Ainsi, même les petites entreprises peuvent faire face à des transitions majeures en dépit de leurs plus faibles ressources, tout comme certains petits mammifères ont réussi à survivre aux dinosaures, illustre-t-il. La capacité de se transformer peut permettre à tout acteur de survivre, quelle que soit sa puissance, pour autant qu’il soit confiant et modeste.
« Vous avez besoin d’une culture flexible qui trouve le juste milieu entre confiance et humilité, explique M. Vachon. Mais être confiant ne signifie pas que vous allez réussir. Cependant, la confiance ne vous permettra pas de passer à travers toutes les intempéries. Nous avons tous vu des personnes qui étaient au sommet de la hiérarchie d’une entreprise et qui, 10, 20 ou 30 ans plus tard, ont chuté. Beaucoup d’entre eux avaient la possibilité et la technologie pour s’adapter au nouvel environnement, mais ne l’ont pas fait parce qu’ils étaient en mode pilote automatique. »
En communiquant de manière authentique, en apprenant de leurs faux pas et en s’efforçant de renforcer leurs ressources internes, les entreprises parviendront à trouver l’équilibre recherché entre l’humilité et la confiance. Ceci leur permettra non seulement de résister aux chocs, mais aussi de s’améliorer continuellement en s’adaptant.

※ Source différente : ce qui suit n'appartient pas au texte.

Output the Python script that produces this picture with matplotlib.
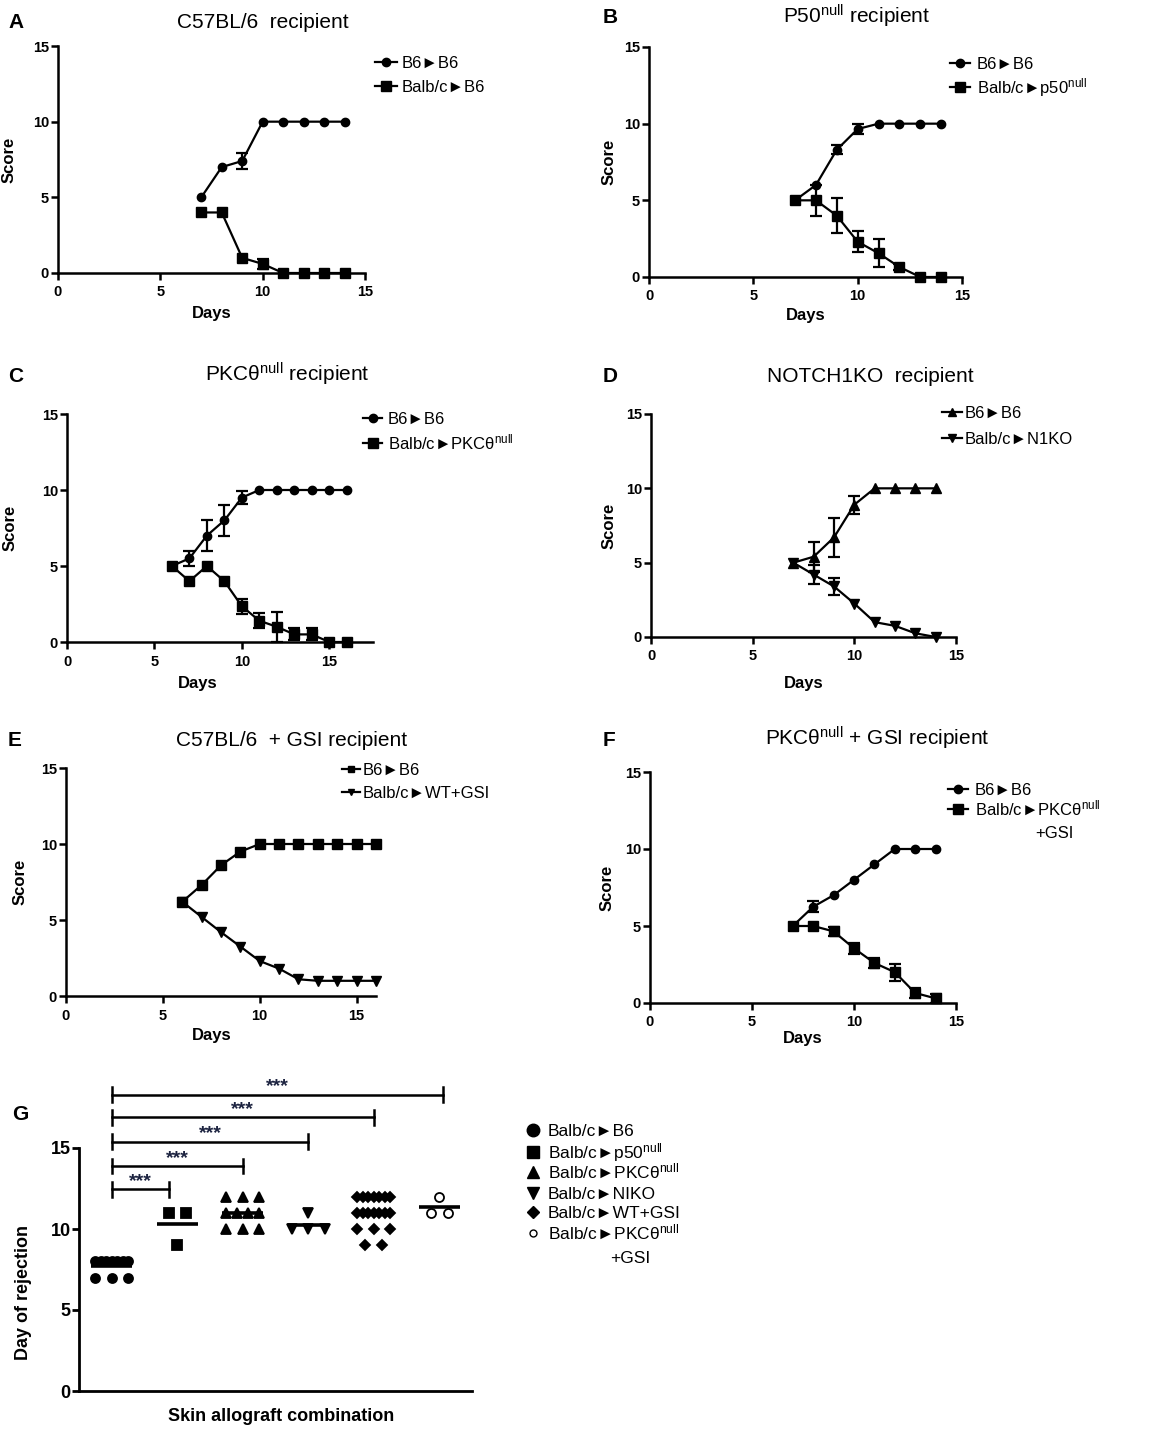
import numpy as np
import matplotlib

matplotlib.use("Agg")
import matplotlib.pyplot as plt
from matplotlib.lines import Line2D
from matplotlib.transforms import Affine2D

W, H = 1158, 1432

# --- values ----------------------------------------------------------------
A_DAYS = [7, 8, 9, 10, 11, 12, 13, 14]
A_B6 = [5, 7, 7.4, 10, 10, 10, 10, 10]
A_B6_ERR = [0, 0, 0.5, 0, 0, 0, 0, 0]
A_BALB = [4, 4, 1, 0.6, 0, 0, 0, 0]
A_BALB_ERR = [0, 0, 0, 0.35, 0, 0, 0, 0]

B_DAYS = [7, 8, 9, 10, 11, 12, 13, 14]
B_B6 = [5, 6, 8.3, 9.65, 10, 10, 10, 10]
B_B6_ERR = [0, 0, 0.3, 0.3, 0, 0, 0, 0]
B_P50 = [5, 5, 4, 2.3, 1.55, 0.65, 0, 0]
B_P50_ERR = [0, 1.0, 1.15, 0.7, 0.9, 0.2, 0, 0]

C_DAYS = [6, 7, 8, 9, 10, 11, 12, 13, 14, 15, 16]
C_B6 = [5, 5.5, 7, 8, 9.5, 10, 10, 10, 10, 10, 10]
C_B6_ERR = [0, 0.5, 1.0, 1.0, 0.45, 0, 0, 0, 0, 0, 0]
C_PKC = [5, 4, 5, 4, 2.35, 1.4, 1.0, 0.5, 0.5, 0, 0]
C_PKC_ERR = [0, 0, 0, 0, 0.5, 0.5, 1.0, 0.4, 0.4, 0, 0]

D_DAYS = [7, 8, 9, 10, 11, 12, 13, 14]
D_B6 = [5, 5.4, 6.7, 8.9, 10, 10, 10, 10]
D_B6_ERR = [0, 1.0, 1.3, 0.6, 0, 0, 0, 0]
D_N1KO = [5, 4.2, 3.4, 2.25, 1.0, 0.75, 0.25, 0]
D_N1KO_ERR = [0, 0.65, 0.6, 0, 0, 0, 0, 0]

E_DAYS = [6, 7, 8, 9, 10, 11, 12, 13, 14, 15, 16]
E_B6 = [6.2, 7.3, 8.6, 9.5, 10, 10, 10, 10, 10, 10, 10]
E_B6_ERR = [0] * 11
E_GSI = [6.2, 5.2, 4.2, 3.25, 2.3, 1.8, 1.1, 1, 1, 1, 1]
E_GSI_ERR = [0] * 11

F_DAYS = [7, 8, 9, 10, 11, 12, 13, 14]
F_B6 = [5, 6.25, 7, 8, 9, 10, 10, 10]
F_B6_ERR = [0, 0.35, 0, 0, 0, 0, 0, 0]
F_PKC = [5, 5, 4.65, 3.55, 2.6, 2.0, 0.65, 0.3]
F_PKC_ERR = [0, 0, 0.3, 0.35, 0.3, 0.55, 0.3, 0.3]

NULL = "$^{\\mathrm{null}}$"
ARROW = "\u25Ba"
G_LABELS = ["Balb/c" + ARROW + "B6", "Balb/c" + ARROW + "p50" + NULL,
            "Balb/c" + ARROW + "PKC\u03b8" + NULL, "Balb/c" + ARROW + "NIKO",
            "Balb/c" + ARROW + "WT+GSI", "Balb/c" + ARROW + "PKC\u03b8" + NULL]
G_DAYS = [
    [8, 8, 8, 8, 8, 8, 8, 7, 7, 7],
    [11, 11, 9],
    [12, 12, 12, 11, 11, 11, 11, 10, 10, 10],
    [11, 10, 10, 10],
    [12, 12, 12, 12, 12, 12, 12, 11, 11, 11, 11, 11, 11, 11, 10, 10, 10, 9, 9],
    [12, 11, 11],
]
G_COMPARED = [2, 3, 4, 5, 6]
G_SIG = ["***", "***", "***", "***", "***"]

# --- style -------------------------------------------------------------------
plt.rcParams.update({
    "font.family": ["Liberation Sans", "DejaVu Sans"],
    "mathtext.fontset": "custom",
    "mathtext.rm": "Liberation Sans",
    "mathtext.it": "Liberation Sans:italic",
    "mathtext.bf": "Liberation Sans:bold",
    "axes.linewidth": 1.8,
})

fig = plt.figure(figsize=(W / 100, H / 100), dpi=100)
PX = Affine2D().scale(1 / W, -1 / H).translate(0, 1) + fig.transFigure
LW = 1.6


def add_ax(l, r, t, b):
    return fig.add_axes([l / W, 1 - b / H, (r - l) / W, (b - t) / H])


def dress(ax, xmax, ylab_dx, xlab_dy, box):
    l, r, t, b = box
    ax.set_xlim(0, xmax)
    ax.set_ylim(0, 15)
    ax.set_xticks([0, 5, 10, 15])
    ax.set_yticks([0, 5, 10, 15])
    for s in ("top", "right"):
        ax.spines[s].set_visible(False)
    ax.tick_params(direction="out", length=5, width=1.8, labelsize=10.5)
    ax.tick_params(axis="y", pad=1.5)
    ax.tick_params(axis="x", pad=4)
    for lab in ax.get_xticklabels() + ax.get_yticklabels():
        lab.set_fontweight("bold")
    ax.set_xlabel("Days", fontsize=12, fontweight="bold")
    ax.set_ylabel("Score", fontsize=12, fontweight="bold")
    ax.yaxis.set_label_coords(-ylab_dx / (r - l), 0.5)
    ax.xaxis.set_label_coords(7.5 / xmax, -xlab_dy / (b - t))


def series(ax, x, y, err, marker, ms):
    x, y, err = np.asarray(x, float), np.asarray(y, float), np.asarray(err, float)
    ax.plot(x, y, color="k", lw=LW, marker=marker, ms=ms, clip_on=False, zorder=3)
    m = err > 0
    if m.any():
        eb = ax.errorbar(x[m], y[m], yerr=err[m], fmt="none", ecolor="k",
                         elinewidth=LW, capsize=4.5, capthick=LW, zorder=3)
        for a in eb.get_children():
            a.set_clip_on(False)


def key(x0, x1, y, marker, ms, text, tx, fs=12, line=True, mfc="k"):
    xs = [x0, (x0 + x1) / 2, x1]
    fig.add_artist(Line2D(xs, [y] * 3, transform=PX, color="k", lw=LW,
                          ls="-" if line else "none", marker=marker, ms=ms,
                          mfc=mfc, mec="k", markevery=[1]))
    fig.text(tx, y + 6, text, transform=PX, fontsize=fs, ha="left", va="baseline")


def head(letter, lx, title, cx, base):
    fig.text(lx, base, letter, transform=PX, fontsize=15, fontweight="bold",
             ha="left", va="baseline")
    fig.text(cx, base, title, transform=PX, fontsize=15, ha="center", va="baseline")


# (A)
box = (58, 365, 46, 273)
ax = add_ax(*box)
series(ax, A_DAYS, A_B6, A_B6_ERR, "o", 6)
series(ax, A_DAYS, A_BALB, A_BALB_ERR, "s", 6.5)
dress(ax, 15, 41, 33, box)
head("A", 8, "C57BL/6  recipient", 263, 28)
key(375, 397, 62, "o", 6, "B6" + ARROW + "B6", 402)
key(375, 397, 86, "s", 6.5, "Balb/c" + ARROW + "B6", 402)

# (B)
box = (649, 962, 47, 277)
ax = add_ax(*box)
series(ax, B_DAYS, B_B6, B_B6_ERR, "o", 6)
series(ax, B_DAYS, B_P50, B_P50_ERR, "s", 6.5)
dress(ax, 15, 32, 31, box)
head("B", 603, "P50" + NULL + " recipient", 857, 23)
key(950, 970, 63, "o", 6, "B6" + ARROW + "B6", 977)
key(950, 970, 87, "s", 6.5, "Balb/c" + ARROW + "p50" + NULL, 977)

# (C)
box = (67, 373, 414, 642)
ax = add_ax(*box)
series(ax, C_DAYS, C_B6, C_B6_ERR, "o", 6)
series(ax, C_DAYS, C_PKC, C_PKC_ERR, "s", 6.5)
dress(ax, 17.5, 49, 34, box)
head("C", 8, "PKC\u03b8" + NULL + " recipient", 287, 382)
key(363, 382, 418, "o", 6, "B6" + ARROW + "B6", 388)
key(363, 382, 443, "s", 6.5, "Balb/c" + ARROW + "PKC\u03b8" + NULL, 388)

# (D)
box = (651, 956, 414, 637)
ax = add_ax(*box)
series(ax, D_DAYS, D_B6, D_B6_ERR, "^", 6.5)
series(ax, D_DAYS, D_N1KO, D_N1KO_ERR, "v", 6.5)
dress(ax, 15, 34, 39, box)
head("D", 603, "NOTCH1KO  recipient", 870, 382)
key(942, 962, 412, "^", 6, "B6" + ARROW + "B6", 965)
key(942, 962, 438, "v", 6, "Balb/c" + ARROW + "N1KO", 965)

# (E)
box = (66, 376, 768, 996)
ax = add_ax(*box)
series(ax, E_DAYS, E_B6, E_B6_ERR, "s", 6.5)
series(ax, E_DAYS, E_GSI, E_GSI_ERR, "v", 6.5)
dress(ax, 16, 38, 32, box)
head("E", 8, "C57BL/6  + GSI recipient", 292, 746)
key(342, 360, 769, "s", 5, "B6" + ARROW + "B6", 363)
key(342, 360, 792, "v", 5, "Balb/c" + ARROW + "WT+GSI", 363)

# (F)
box = (650, 956, 772, 1003)
ax = add_ax(*box)
series(ax, F_DAYS, F_B6, F_B6_ERR, "o", 6)
series(ax, F_DAYS, F_PKC, F_PKC_ERR, "s", 6.5)
dress(ax, 15, 35, 28, box)
head("F", 603, "PKC\u03b8" + NULL + " + GSI recipient", 877, 746)
key(948, 968, 789, "o", 6, "B6" + ARROW + "B6", 975)
key(948, 968, 809, "s", 6.5, "Balb/c" + ARROW + "PKC\u03b8" + NULL, 975)
fig.text(1035, 838, "+GSI", transform=PX, fontsize=12, ha="left", va="baseline")

# (G) day of rejection scatter
gl, gr, gt, gb = 79, 472, 1148, 1391
axg = add_ax(gl, gr, gt, gb)
G_MARKERS = [("o", 6.5, "k"), ("s", 7, "k"), ("^", 6.5, "k"), ("v", 6.5, "k"),
             ("D", 4.8, "k"), ("o", 6.5, "white")]
for i, vals in enumerate(G_DAYS):
    pos = i + 1
    vals = np.asarray(vals, float)
    mk, ms, fc = G_MARKERS[i]
    xs = np.empty_like(vals)
    for v in np.unique(vals):
        idx = np.where(vals == v)[0]
        n = len(idx)
        step = min(0.26, 0.5 / (n - 1)) if n > 1 else 0
        xs[idx] = pos + (np.arange(n) - (n - 1) / 2) * step
    axg.plot(xs, vals, ls="none", marker=mk, ms=ms, mfc=fc, mec="k", mew=1.3,
             clip_on=False, zorder=3)
    axg.plot([pos - 0.31, pos + 0.31], [vals.mean()] * 2, color="k", lw=2.6,
             solid_capstyle="butt", zorder=4)

bracket_y = [12.45, 13.9, 15.4, 16.9, 18.3]
bracket_end = [1.87, 3, 4, 5, 6.05]
for j, (end, yb) in enumerate(zip(bracket_end, bracket_y)):
    axg.plot([1, end], [yb, yb], color="k", lw=1.8, clip_on=False)
    for xe in (1, end):
        axg.plot([xe, xe], [yb - 0.45, yb + 0.45], color="k", lw=1.8, clip_on=False)
    axg.text((1 + end) / 2, yb + 0.2, G_SIG[j], ha="center", va="baseline",
             fontsize=14, fontweight="bold", color="#1c2340", clip_on=False)

axg.set_xlim(0.5, 6.5)
axg.set_ylim(0, 15)
axg.set_xticks([])
axg.set_yticks([0, 5, 10, 15])
for s in ("top", "right"):
    axg.spines[s].set_visible(False)
axg.spines["left"].set_linewidth(2)
axg.spines["bottom"].set_linewidth(2)
axg.tick_params(direction="out", length=5, width=2, labelsize=13, pad=1)
for lab in axg.get_yticklabels():
    lab.set_fontweight("bold")
axg.set_ylabel("Day of rejection", fontsize=13, fontweight="bold")
axg.set_xlabel("Skin allograft combination", fontsize=13, fontweight="bold")
axg.yaxis.set_label_coords(-47 / (gr - gl), (gb - 1292) / (gb - gt))
axg.xaxis.set_label_coords((281 - gl) / (gr - gl), -17 / (gb - gt))
fig.text(12, 1120, "G", transform=PX, fontsize=15, fontweight="bold",
         ha="left", va="baseline")

key_y = [1130, 1152, 1172, 1193, 1212, 1233]
key_ms = [9, 8.5, 9, 9, 6.5, 5]
for i, lab in enumerate(G_LABELS):
    mk, _, fc = G_MARKERS[i]
    key(528, 538, key_y[i], mk, key_ms[i], lab, 548, fs=12.5, line=False, mfc=fc)
fig.text(610, 1263, "+GSI", transform=PX, fontsize=12.5, ha="left", va="baseline")

fig.savefig("out.png", dpi=100)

Au-delà des grandes forces mondiales telles que le changement climatique et les avancées technologiques, selon la théorie des cygnes noirs, il existe également des événements imprévisibles qui ont un impact important sur le secteur financier. La crise financière de 2008 et celle de la COVID-19 entrent dans cette catégorie. Pour survivre et prospérer, il est nécessaire d’avoir une culture capable d’absorber les chocs et de réagir rapidement.
« Les grandes organisations veulent toutes être résilientes, dit M. Vachon. Qu’est-ce que cela signifie lorsque vous avez une crise comme la pandémie de COVID-19 ? Une organisation qui sait s’adapter absorbe les chocs et passe ensuite à une nouvelle réalité. Elle ne revient pas au statu quo. C’est pourquoi je dis que la société et les entreprises doivent savoir s’adapter, et pas seulement être résilientes. »
En acceptant les changements qui se produisent dans le monde, plutôt que d’essayer d’y résister ou simplement d’y survivre, les entreprises peuvent devenir plus fortes que jamais. Elles doivent toutefois permettre au changement de mettre en évidence leurs faiblesses afin qu’elles puissent s’adapter et se développer.
Karl Moore et Haley Crawford. Karl est professeur agrégé dans la Faculté de gestion Desautels de l’Université McGill et Haley est étudiante en maîtrise à la Ivey Business School.